Some oncology experts are heralding the results of a recent study as a scientific breakthrough with the potential to foster new treatments for melanoma.
Researchers out of Sanford Burnham Prebys in California demonstrated that inhibiting a key metabolic enzyme can kill cancer cells and halt tumor growth in patients with melanoma – the first time such evidence has been found.
These researchers believe that their findings could be used to develop a new class of drugs that are much more capable of treating melanoma. Let’s take a detailed look at this study, which was published in the journal Nature Cell Biology.
What Is Melanoma?
The most severe form of skin cancer, melanoma, results from abnormalities in the cells that produce melanin, the substance in your body that produces eye, hair, and skin pigmentation.
In healthy individuals, new skin cells typically replace older ones by pushing them to the skin’s surface, where they die. However, new skin cells sometimes develop abnormalities that cause them to grow at an exponential rate, which can create a large area of cancerous cells.
While melanoma’s precise cause remains a matter of debate, past research has implicated ultraviolet (UV) radiation from sunlight and tanning beds in the etiology of the disease. However, while most skin cancers develop in areas with more sunlight exposure, people with darker skin often develop melanomas in areas like the palms and soles of the feet with little sunlight exposure.
How Common Is Melanoma?
Skin cancer is by far the most common form of cancer. Although melanoma represents only about 1% of skin cancers, it is responsible for a large majority of skin cancer deaths. According to the American Cancer Society, each year nearly 100,000 new cases of melanoma are diagnosed and about 7,650 people die from the disease.
Melanoma Enzyme Dependence
This new study examines how the growth of melanoma depends on Glutaryl-CoA dehydrogenase (GCDH), an enzyme that facilitates the metabolization of lysine and tryptophan, essential amino acids that melanoma cells often consume for energy.

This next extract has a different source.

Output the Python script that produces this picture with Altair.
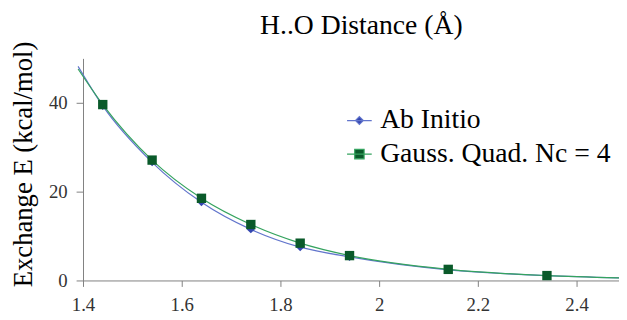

The researchers found that inhibiting GCDH can spark a structural change in a protein called NRF2. When inhibited, NRF2 can suppress cancerous cells. Study author Ze’ev Ronai, PhD, says that while researchers were already aware that NRF2 can be both a driver and suppressor of cancer, they were unaware of how to convert the protein from a driver to a suppressor. This study may have found the answer to that question.
Inhibiting GCDH Could Starve Tumors
Because various forms of cancerous tumors grow quickly and require fuel to spread, oncologists have been researching ways to starve them. However, past research on the subject has been unsuccessful; when cancer cells are denied one fuel source, they will often quickly find another.
In exploring how melanoma cells produce energy from lysine, this study’s researchers found that GCDH was vital to this process, which requires cancer cells to quell toxic waste that the process produces. Researchers expected this to be a six-step process that would require six different enzymes. However, the study showed that only GCDH was essential and that melanoma cells are incapable of surviving without GCDH in the pathway.
This evidence was found through animal experiments showing that inhibiting GCDH resulted in NRF2 cancer-suppressing properties.
Could This Strategy Work for Other Cancers?
In the oncology world, the findings of studies focused on particular cancers can sometimes be used to develop similar treatments for other forms of cancer. Unfortunately, that is not the case with this study.
The authors discovered that inhibiting GCDH selectively targeted melanoma tumors. Other experiments on breast, lung, and other cancers did not yield similar results. The researchers have posited that these other cancers might rely on other enzymes to spread.
Developing Melanoma Treatments Based on These Findings
The researchers have stated that their next step is to find drugs that limit GCDH activity, which could potentially be used as a new treatment for melanoma. The study may have revealed a few different therapeutic options.
The animal models without GCDH were essentially normal, but were intolerant of high-protein diets. Melanoma patient tumors are also often low in GCDH. The authors believe that because of GCDH’s role in processing proteins, GCDH-poor tumors could be vulnerable to foods that are high in protein. Thus, a dietary treatment could be possible through select protein diets.
Scientists from the Conrad Prebys Center for Chemical Genomics at Sanford Burnham Prebys are now working to identify small-molecule GCDH inhibitors, which could be a springboard for developing future melanoma treatments. The study used genetic methods for inhibiting GCDH, which the authors believe provides proof of concept to seek out these small-molecule inhibitors.